## [Instructions for the task]
Retype nothing but the lines from the start of the material up to and including the line with "fit_end_y = [1.000, 0.862, 0.875]". Pictures don't belong in the copy.
───── Material provided
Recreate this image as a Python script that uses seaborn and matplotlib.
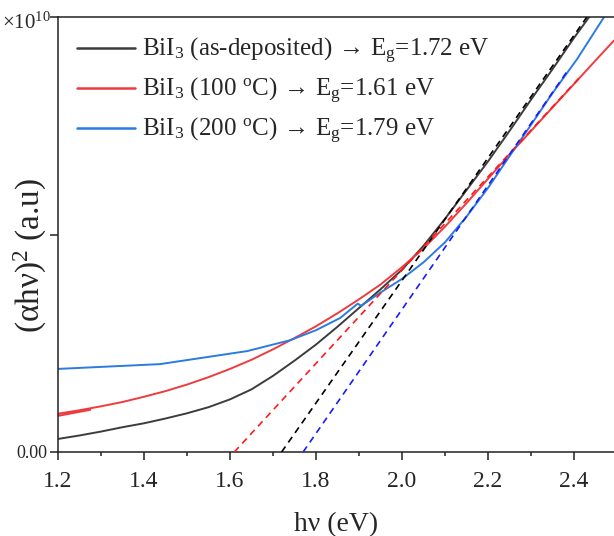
import numpy as np
import pandas as pd
import matplotlib
matplotlib.use("Agg")
import matplotlib.pyplot as plt
import seaborn as sns

# Photon energy (eV) and (alpha*h*nu)^2 in units of 1e10
hv_asdep = [1.20, 1.25, 1.30, 1.35, 1.40, 1.45, 1.50, 1.55, 1.60, 1.65, 1.70, 1.75,
            1.80, 1.85, 1.90, 1.95, 2.00, 2.05, 2.10, 2.15, 2.20, 2.25, 2.30, 2.35,
            2.40, 2.45]
y_asdep = [0.030, 0.038, 0.047, 0.057, 0.066, 0.077, 0.089, 0.103, 0.121, 0.144,
           0.175, 0.210, 0.247, 0.288, 0.331, 0.374, 0.419, 0.474, 0.536, 0.602,
           0.668, 0.738, 0.810, 0.880, 0.952, 1.020]

hv_100 = [1.275, 1.20, 1.20, 1.25, 1.30, 1.35, 1.40, 1.45, 1.50, 1.55, 1.60, 1.65,
          1.70, 1.75, 1.80, 1.85, 1.90, 1.95, 2.00, 2.05, 2.10, 2.15, 2.20, 2.25,
          2.30, 2.35, 2.40, 2.45, 2.493]
y_100 = [0.097, 0.083, 0.088, 0.096, 0.105, 0.115, 0.127, 0.140, 0.155, 0.172,
         0.191, 0.212, 0.236, 0.262, 0.289, 0.319, 0.351, 0.385, 0.425, 0.468,
         0.518, 0.572, 0.628, 0.684, 0.738, 0.792, 0.846, 0.900, 0.946]

hv_200 = [1.20, 1.437, 1.640, 1.740, 1.800, 1.856, 1.897, 1.905, 1.949, 2.00,
          2.05, 2.10, 2.15, 2.20, 2.25, 2.30, 2.35, 2.407, 2.470, 2.500]
y_200 = [0.191, 0.202, 0.232, 0.257, 0.280, 0.308, 0.341, 0.336, 0.366, 0.398,
         0.436, 0.482, 0.541, 0.607, 0.680, 0.752, 0.825, 0.903, 1.000, 1.045]

# Linear (Tauc) extrapolations: start at the band-gap intercept, end on the curve
fit_start_hv = [1.72, 1.61, 1.77]
fit_end_hv = [2.430, 2.414, 2.384]
fit_end_y = [1.000, 0.862, 0.875]

arrow = r"$\!\rightarrow\!$"
labels = [
    r"BiI$_{3}$ (as-deposited) " + arrow + r" E$_{\mathrm{g}}$=1.72 eV",
    r"BiI$_{3}$ (100 $^{\mathrm{o}}$C) " + arrow + r" E$_{\mathrm{g}}$=1.61 eV",
    r"BiI$_{3}$ (200 $^{\mathrm{o}}$C) " + arrow + r" E$_{\mathrm{g}}$=1.79 eV",
]
line_colors = ["#3c3c3c", "#ef3b3e", "#2b7be0"]
fit_colors = ["#000000", "#ff1a1a", "#1a1aff"]

sns.set_theme(style="ticks")
plt.rcParams["font.family"] = ["Liberation Serif", "DejaVu Serif"]
plt.rcParams["mathtext.fontset"] = "custom"
plt.rcParams["mathtext.rm"] = "Liberation Serif"
plt.rcParams["mathtext.it"] = "Liberation Serif:italic"
plt.rcParams["mathtext.bf"] = "Liberation Serif:bold"

fig = plt.figure(figsize=(6.14, 5.36), dpi=100)
ax = fig.add_axes([58 / 614, 1 - 452 / 536, (614 - 58) / 614, 435 / 536])

series = [(hv_asdep, y_asdep), (hv_100, y_100), (hv_200, y_200)]
for (xs, ys), lab, col in zip(series, labels, line_colors):
    df = pd.DataFrame({"hv": xs, "val": ys})
    sns.lineplot(data=df, x="hv", y="val", sort=False, estimator=None,
                 color=col, lw=1.4, label=lab, ax=ax)

for x0, x1, y1, col in zip(fit_start_hv, fit_end_hv, fit_end_y, fit_colors):
    df = pd.DataFrame({"hv": [x0, x1], "val": [0.0, y1]})
    sns.lineplot(data=df, x="hv", y="val", sort=False, estimator=None,
                 color=col, lw=1.2, ax=ax, legend=False, zorder=3)
for ln in ax.lines[3:]:
    ln.set_dashes([4, 3])

ax.set_xlim(1.2, 1.2 + (614 - 58) / 430)
ax.set_ylim(0, 1.0)
ax.set_xticks([1.2, 1.4, 1.6, 1.8, 2.0, 2.2, 2.4])
ax.set_xticks(np.arange(1.3, 2.5, 0.2), minor=True)
ax.set_xticklabels(["1.2", "1.4", "1.6", "1.8", "2.0", "2.2", "2.4"], fontsize=17)
ax.set_yticks([0.0, 0.5, 1.0])
ax.set_yticklabels(["0.00", "", ""], fontsize=13)
ax.tick_params(axis="both", which="major", direction="out", length=6, width=1.1,
               color="#222222")
ax.tick_params(axis="x", which="minor", direction="out", length=3, width=1.1,
               color="#222222")
ax.tick_params(axis="x", which="major", pad=8)
ax.tick_params(axis="y", which="major", pad=2)

for side in ["left", "bottom", "top"]:
    ax.spines[side].set_visible(True)
    ax.spines[side].set_linewidth(1.1)
    ax.spines[side].set_color("#222222")
ax.spines["right"].set_visible(False)

ax.set_xlabel("hν (eV)", fontsize=20, labelpad=14)
ax.set_ylabel(r"(αhν)$^{2}$ (a.u)", fontsize=24)
ax.yaxis.set_label_coords(-0.017, 0.453)

fig.text(2 / 614, 1 - 29 / 536, r"×10$^{10}$", fontsize=15, ha="left",
         va="baseline")

leg = ax.legend(loc="upper left", bbox_to_anchor=(77 / 614, 1 - 36 / 536),
                bbox_transform=fig.transFigure, frameon=False, fontsize=18,
                handlelength=2.3, handletextpad=0.3, labelspacing=0.4,
                borderpad=0, borderaxespad=0)
for h in leg.get_lines():
    h.set_linewidth(1.8)

fig.savefig("out.png", dpi=100)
──────────
## [Answer below]
Recreate this image as a Python script that uses seaborn and matplotlib.
import numpy as np
import pandas as pd
import matplotlib
matplotlib.use("Agg")
import matplotlib.pyplot as plt
import seaborn as sns

# Photon energy (eV) and (alpha*h*nu)^2 in units of 1e10
hv_asdep = [1.20, 1.25, 1.30, 1.35, 1.40, 1.45, 1.50, 1.55, 1.60, 1.65, 1.70, 1.75,
            1.80, 1.85, 1.90, 1.95, 2.00, 2.05, 2.10, 2.15, 2.20, 2.25, 2.30, 2.35,
            2.40, 2.45]
y_asdep = [0.030, 0.038, 0.047, 0.057, 0.066, 0.077, 0.089, 0.103, 0.121, 0.144,
           0.175, 0.210, 0.247, 0.288, 0.331, 0.374, 0.419, 0.474, 0.536, 0.602,
           0.668, 0.738, 0.810, 0.880, 0.952, 1.020]

hv_100 = [1.275, 1.20, 1.20, 1.25, 1.30, 1.35, 1.40, 1.45, 1.50, 1.55, 1.60, 1.65,
          1.70, 1.75, 1.80, 1.85, 1.90, 1.95, 2.00, 2.05, 2.10, 2.15, 2.20, 2.25,
          2.30, 2.35, 2.40, 2.45, 2.493]
y_100 = [0.097, 0.083, 0.088, 0.096, 0.105, 0.115, 0.127, 0.140, 0.155, 0.172,
         0.191, 0.212, 0.236, 0.262, 0.289, 0.319, 0.351, 0.385, 0.425, 0.468,
         0.518, 0.572, 0.628, 0.684, 0.738, 0.792, 0.846, 0.900, 0.946]

hv_200 = [1.20, 1.437, 1.640, 1.740, 1.800, 1.856, 1.897, 1.905, 1.949, 2.00,
          2.05, 2.10, 2.15, 2.20, 2.25, 2.30, 2.35, 2.407, 2.470, 2.500]
y_200 = [0.191, 0.202, 0.232, 0.257, 0.280, 0.308, 0.341, 0.336, 0.366, 0.398,
         0.436, 0.482, 0.541, 0.607, 0.680, 0.752, 0.825, 0.903, 1.000, 1.045]

# Linear (Tauc) extrapolations: start at the band-gap intercept, end on the curve
fit_start_hv = [1.72, 1.61, 1.77]
fit_end_hv = [2.430, 2.414, 2.384]
fit_end_y = [1.000, 0.862, 0.875]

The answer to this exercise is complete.